Javier Milei não compareceu à cúpula do Mercosul e, em vez disso, participará de um fórum conservador neste fim de semana no Brasil. Com essas chuvas de afeto de seus pares ideológicos, o presidente argentino está se posicionando como líder global da extrema direita, mas a que custo?

Desde que assumiu o cargo em dezembro, Milei fez oito viagens ao exterior, a maioria para os Estados Unidos e a Europa, onde se reuniu com poucos líderes e, em vez disso, participou de eventos religiosos ou de grupos de extrema direita que lhe concederam algum prêmio.

Mas quando a cúpula bianual de presidentes do Mercosul (Brasil, Argentina, Uruguai e Paraguai) for realizada na próxima segunda-feira em Assunção, Milei mostrou sinais de desinteresse pelo bloco regional: ele não comparecerá.

Ele preferiu uma conferência conservadora no fim de semana no Brasil, da qual Jair Bolsonaro participará.

“Isso afeta politicamente a Argentina, porque em várias dessas viagens ele se reúne com personalidades ou políticos da oposição do país que está visitando”, disse à AFP Alejandro Frenkel, cientista político da Universidade Nacional de San Martin (UNSAM).

Nessas viagens, o economista que tem a missão de tirar a Argentina de uma crise profunda afirma que o Estado é uma “organização criminosa” e adverte que “o Ocidente está em perigo” por causa do “avanço do socialismo”.

Seus críticos o questionam por essas visitas, que, segundo eles, parecem mais reuniões privadas do que uma questão de Estado.

“Estou preocupado com um presidente que sai pelo mundo dando palestras sobre como salvar a Argentina em vez de aplicar a arte de fazer isso aqui e agora”, disse o deputado da oposição Rodrigo de Loredo no Congresso na semana passada.

“Estamos diante de uma tentativa de reestruturar completamente a política externa da Argentina”, disse o sociólogo Juan Gabriel Tokatlián, professor da Universidade Torcuato Di Tella, em um seminário no mês passado.

O presidente atribui à religião um lugar importante na política externa, “onde o dogma dita a política”.

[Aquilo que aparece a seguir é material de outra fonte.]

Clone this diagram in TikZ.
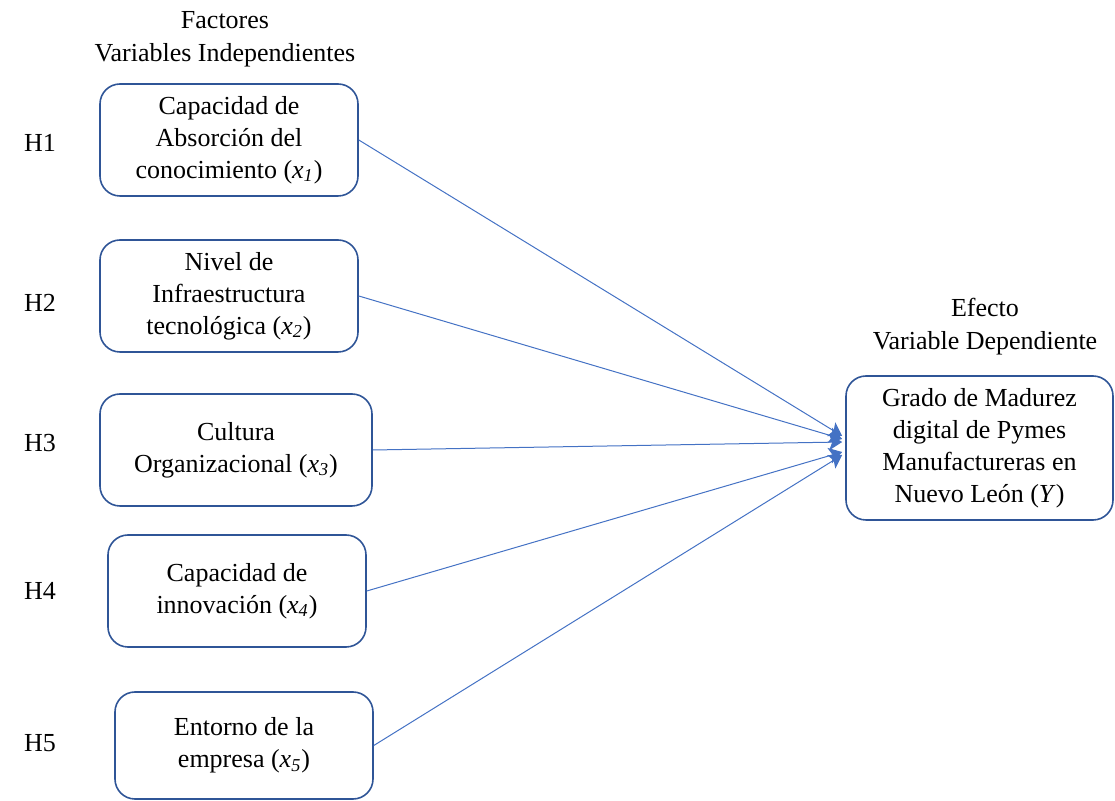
\documentclass[tikz,border=0pt]{standalone}
\usepackage{fontspec}
\setmainfont{Liberation Serif}
\usetikzlibrary{arrows.meta, positioning}
\definecolor{boxblue}{RGB}{47,85,151}
\definecolor{lineblue}{RGB}{68,114,196}

\begin{document}
\begin{tikzpicture}[
  x=0.5pt, y=-0.5pt,
  box/.style={draw=boxblue, line width=0.8pt, rounded corners=10pt,
              minimum width=129pt, minimum height=56pt,
              align=center, font=\fontsize{13}{16}\selectfont},
  arrow/.style={-{Stealth[length=6.5pt, width=8pt, inset=1.5pt]}, lineblue, line width=0.5pt},
  lbl/.style={align=center, font=\fontsize{13}{16.5}\selectfont},
  hyp/.style={font=\fontsize{13}{16}\selectfont}
]
  \useasboundingbox (0,0) rectangle (1115,801);

  % headings
  \node[lbl] (fac) at (225,39) {Factores\\Variables Independientes};
  \node[lbl] (efe) at (985,327) {Efecto\\Variable Dependiente};

  % independent variables
  \node[box] (cap) at (229,140) {Capacidad de\\Absorción del\\conocimiento (\textit{x\textsubscript{1}})};
  \node[box] (inf) at (229,296) {Nivel de\\Infraestructura\\tecnológica (\textit{x\textsubscript{2}})};
  \node[box, minimum width=136pt] (cul) at (236,450) {Cultura\\Organizacional (\textit{x\textsubscript{3}})};
  \node[box] (inn) at (237,591) {Capacidad de\\innovación (\textit{x\textsubscript{4}})};
  \node[box, minimum height=53.5pt] (ent) at (244,745.5) {Entorno de la\\empresa (\textit{x\textsubscript{5}})};

  % dependent variable
  \node[box, minimum width=133.5pt, minimum height=72pt] (gra) at (979.5,448)
    {Grado de Madurez\\digital de Pymes\\Manufactureras en\\Nuevo León (\textit{Y})};

  % hypotheses
  \node[hyp] (h1) at (40,143) {H1};
  \node[hyp] (h2) at (40,303) {H2};
  \node[hyp] (h3) at (40,443) {H3};
  \node[hyp] (h4) at (40,591) {H4};
  \node[hyp] (h5) at (40,743) {H5};

  \draw[arrow] (cap.east) -- ([xshift=-1.5pt, yshift=6pt]gra.west);
  \draw[arrow] (inf.east) -- ([xshift=-1.5pt, yshift=4.5pt]gra.west);
  \draw[arrow] (cul.east) -- ([xshift=-1.5pt, yshift=3pt]gra.west);
  \draw[arrow] (inn.east) -- ([xshift=-1.5pt, yshift=-2pt]gra.west);
  \draw[arrow] (ent.east) -- ([xshift=-1.5pt, yshift=-3.5pt]gra.west);

\end{tikzpicture}
\end{document}
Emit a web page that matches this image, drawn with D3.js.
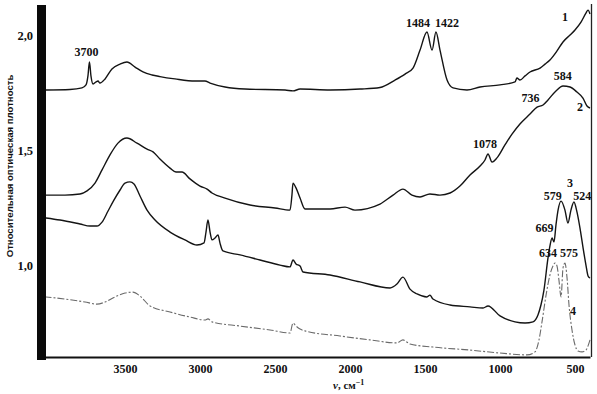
<!DOCTYPE html>
<meta charset="utf-8">
<script src="https://cdn.jsdelivr.net/npm/d3@7"></script>
<style>
body { margin: 0; background: #fff; }
.curve { fill: none; stroke: #141414; stroke-width: 1.4px; stroke-linejoin: round; }
.curve.c4 { stroke: #6a6a6a; stroke-width: 1.1px; stroke-dasharray: 7,2,2,2; }
.tick text, .lbl { font-family: "Liberation Serif", "DejaVu Serif", serif; font-weight: bold; fill: #111; }
.ytitle { font-family: "Liberation Sans Narrow", "Liberation Sans", Arial, sans-serif; font-weight: bold; font-size: 9.6px; fill: #111; }
</style>
<body>
<script>
var width = 597,
    height = 394;

// wavenumber (cm-1), optical density
var curve1 = [[4027,1.762],[3867,1.764],[3787,1.771],[3760,1.784],[3747,1.823],[3737,1.883],[3727,1.823],[3713,1.788],
  [3693,1.797],[3680,1.801],[3667,1.792],[3633,1.810],[3587,1.853],[3533,1.874],[3487,1.883],[3433,1.861],[3380,1.840],
  [3320,1.827],[3267,1.820],[3167,1.810],[3033,1.801],[2967,1.801],[2933,1.792],[2833,1.775],[2700,1.766],[2433,1.762],
  [2380,1.758],[2333,1.766],[2133,1.762],[1933,1.766],[1800,1.773],[1700,1.805],[1633,1.831],[1580,1.857],[1533,1.935],
  [1487,2.013],[1453,1.935],[1427,2.013],[1400,1.935],[1353,1.805],[1313,1.771],[1220,1.762],[1133,1.775],[1000,1.784],
  [900,1.797],[887,1.814],[867,1.805],[833,1.823],[800,1.840],[733,1.857],[700,1.874],[667,1.892],[620,1.931],
  [580,1.970],[533,2.000],[500,2.022],[460,2.056],[427,2.095],[413,2.108],[400,2.091]];

var curve2 = [[4027,1.307],[3900,1.307],[3800,1.312],[3753,1.325],[3700,1.359],[3653,1.416],[3600,1.481],[3547,1.532],
  [3487,1.554],[3420,1.532],[3353,1.506],[3313,1.494],[3267,1.463],[3200,1.424],[3160,1.407],[3120,1.407],[3067,1.377],
  [3000,1.346],[2953,1.333],[2920,1.316],[2833,1.294],[2667,1.264],[2500,1.251],[2400,1.242],[2387,1.307],[2380,1.359],
  [2360,1.338],[2333,1.294],[2300,1.247],[2133,1.247],[2033,1.255],[1967,1.242],[1800,1.268],[1713,1.307],[1647,1.333],
  [1587,1.307],[1533,1.299],[1467,1.312],[1400,1.307],[1333,1.316],[1267,1.346],[1200,1.394],[1133,1.433],[1100,1.459],
  [1080,1.485],[1053,1.450],[1020,1.468],[967,1.524],[920,1.571],[867,1.615],[800,1.658],[753,1.688],[713,1.697],
  [680,1.719],[627,1.758],[580,1.779],[533,1.775],[487,1.753],[447,1.727],[420,1.693],[400,1.684]];

var curve3 = [[4027,1.208],[3933,1.199],[3800,1.182],[3733,1.173],[3687,1.173],[3653,1.190],[3613,1.238],[3573,1.286],
  [3533,1.329],[3500,1.359],[3467,1.364],[3440,1.355],[3400,1.303],[3353,1.242],[3300,1.199],[3200,1.147],[3100,1.113],
  [3020,1.091],[2973,1.100],[2960,1.147],[2947,1.199],[2933,1.147],[2920,1.113],[2900,1.121],[2880,1.134],[2867,1.100],
  [2847,1.065],[2733,1.048],[2600,1.026],[2467,1.004],[2400,0.996],[2380,1.026],[2360,1.009],[2333,1.000],[2313,0.974],
  [2133,0.961],[1933,0.931],[1733,0.905],[1687,0.922],[1647,0.952],[1600,0.900],[1553,0.879],[1487,0.866],[1467,0.874],
  [1447,0.857],[1333,0.831],[1200,0.823],[1113,0.818],[1080,0.827],[1000,0.784],[900,0.758],[833,0.753],[780,0.758],
  [747,0.788],[727,0.831],[707,0.896],[680,1.035],[667,1.087],[653,1.121],[640,1.104],[627,1.177],[613,1.242],
  [593,1.281],[567,1.242],[547,1.186],[527,1.242],[507,1.277],[487,1.234],[467,1.165],[447,1.082],[427,1.004],
  [413,0.957],[400,0.948]];

var curve4 = [[4027,0.866],[3900,0.857],[3767,0.844],[3687,0.835],[3633,0.844],[3567,0.866],[3500,0.883],[3447,0.887],
  [3400,0.870],[3333,0.827],[3200,0.801],[3067,0.779],[2967,0.766],[2947,0.771],[2920,0.758],[2733,0.740],[2533,0.723],
  [2400,0.710],[2380,0.753],[2360,0.740],[2333,0.727],[2300,0.719],[2067,0.697],[1867,0.680],[1687,0.667],[1647,0.680],
  [1600,0.662],[1447,0.649],[1200,0.636],[1000,0.623],[820,0.615],[767,0.628],[740,0.680],[720,0.758],[693,0.874],
  [667,0.961],[647,1.000],[633,1.013],[620,1.000],[607,0.939],[593,0.866],[580,0.991],[567,1.013],[553,0.948],
  [540,0.831],[520,0.723],[500,0.658],[480,0.632],[453,0.628],[427,0.636],[413,0.654],[400,0.680]];

var xTicks = [3500, 3000, 2500, 2000, 1500, 1000, 500];
var yTicks = [1.0, 1.5, 2.0];

// peak labels: text, wavenumber, optical density of label centre
var peakText = ["3700", "1484", "1422", "584", "736", "1078", "579", "524", "669", "634", "575"];
var peakNu   = [3757, 1547, 1353, 582, 797, 1100, 649, 451, 704, 680, 540];
var peakD    = [1.926, 2.052, 2.052, 1.823, 1.727, 1.528, 1.303, 1.303, 1.165, 1.056, 1.056];

// curve numbers
var curveText = ["1", "2", "3", "4"];
var curveNu   = [567, 467, 533, 513];
var curveD    = [2.078, 1.688, 1.359, 0.805];

var x = d3.scaleLinear().domain([4030, 400]).range([45.5, 590]);
var y = d3.scaleLinear().domain([0.606, 2.13]).range([357, 5]);

var svg = d3.select("body").append("svg")
    .attr("width", width)
    .attr("height", height);

var line = d3.line()
    .x(function(d) { return x(d[0]); })
    .y(function(d) { return y(d[1]); })
    .curve(d3.curveMonotoneX);

[curve1, curve2, curve3, curve4].forEach(function(c, i) {
  svg.append("path")
    .datum(c.slice().reverse())
    .attr("class", "curve c" + (i + 1))
    .attr("d", line);
});

// bottom axis
var xAxis = svg.append("g")
    .attr("transform", "translate(0,357)")
    .call(d3.axisBottom(x).tickValues(xTicks).tickFormat(d3.format("d"))
      .tickSize(0).tickPadding(7).tickSizeOuter(0));
xAxis.select(".domain").attr("stroke", "#111").attr("stroke-width", 2.2);
xAxis.selectAll("text").attr("font-size", 12);

svg.append("line")
    .attr("x1", 37).attr("x2", 46)
    .attr("y1", 357).attr("y2", 357)
    .attr("stroke", "#111").attr("stroke-width", 2.2);

// left axis: thick bar
svg.append("rect")
    .attr("x", 37).attr("y", 5)
    .attr("width", 9).attr("height", 355)
    .attr("fill", "#0a0a0a");

var yAxis = svg.append("g")
    .attr("transform", "translate(36,0)")
    .call(d3.axisLeft(y).tickValues(yTicks).tickSize(0).tickPadding(3)
      .tickFormat(function(d) { return d3.format(".1f")(d).replace(".", ","); }));
yAxis.select(".domain").remove();
yAxis.selectAll("text").attr("font-size", 12.5);

// right edge line
svg.append("line")
    .attr("x1", 591.5).attr("x2", 591.5)
    .attr("y1", 4).attr("y2", 357)
    .attr("stroke", "#222").attr("stroke-width", 1.3);

// axis titles
svg.append("text")
    .attr("class", "ytitle")
    .attr("transform", "translate(13,166)rotate(-90)")
    .attr("text-anchor", "middle")
    .text("Относительная оптическая плотность");

var xt = svg.append("text")
    .attr("class", "lbl")
    .attr("x", 333).attr("y", 389)
    .attr("font-size", 11);
xt.append("tspan").attr("font-style", "italic").text("ν");
xt.append("tspan").text(", см");
xt.append("tspan").attr("dy", -4).attr("font-size", 8).text("−1");

// peak labels
svg.selectAll(".peak")
  .data(peakText)
  .enter().append("text")
    .attr("class", "lbl peak")
    .attr("x", function(d, i) { return x(peakNu[i]); })
    .attr("y", function(d, i) { return y(peakD[i]); })
    .attr("dy", "0.35em")
    .attr("text-anchor", "middle")
    .attr("font-size", 12)
    .text(function(d) { return d; });

svg.selectAll(".cnum")
  .data(curveText)
  .enter().append("text")
    .attr("class", "lbl cnum")
    .attr("x", function(d, i) { return x(curveNu[i]); })
    .attr("y", function(d, i) { return y(curveD[i]); })
    .attr("dy", "0.35em")
    .attr("text-anchor", "middle")
    .attr("font-size", 12)
    .text(function(d) { return d; });
</script>
</body>
</html>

“Estamos lidando com alguém que tem uma maneira reacionária de pensar. Com nostalgia de um passado supostamente magnífico, ele acredita que o Ocidente está em perigo”, disse Tokatlián.

Para Iván Schuliaquer, cientista político da UNSAM, a política externa de Milei também pode ser explicada por sua concepção do Estado, que ele promete destruir.

Por exemplo, o presidente economista declarou em São Francisco em junho: “Adoro ser o topo do Estado; sou aquele que destrói o Estado por dentro”.

Assim, “em vez de usar seu papel institucional para trazer benefícios ao país, ele usa esse papel de forma individual e pensando em si mesmo como uma referência do que ele chama de ‘ideias de liberdade'”, disse Schuliaquer à AFP.

“Suas disputas pessoais não respondem aos interesses estratégicos da Argentina, mas à sua própria visão de mundo”, acrescentou.

Provocado ou não, Milei tem trocado insultos com líderes de esquerda da região, mais recentemente com Lula.

Na semana passada, ele se referiu ao presidente do principal parceiro comercial da Argentina e o membro mais importante do Mercosul como um “esquerdista” com um “ego inflamado”.

O Brasil lamentou a ausência do presidente argentino na reunião do bloco.

“A Argentina já está mostrando que o Mercosul não é importante para a política externa de Milei”, disse Frenkel.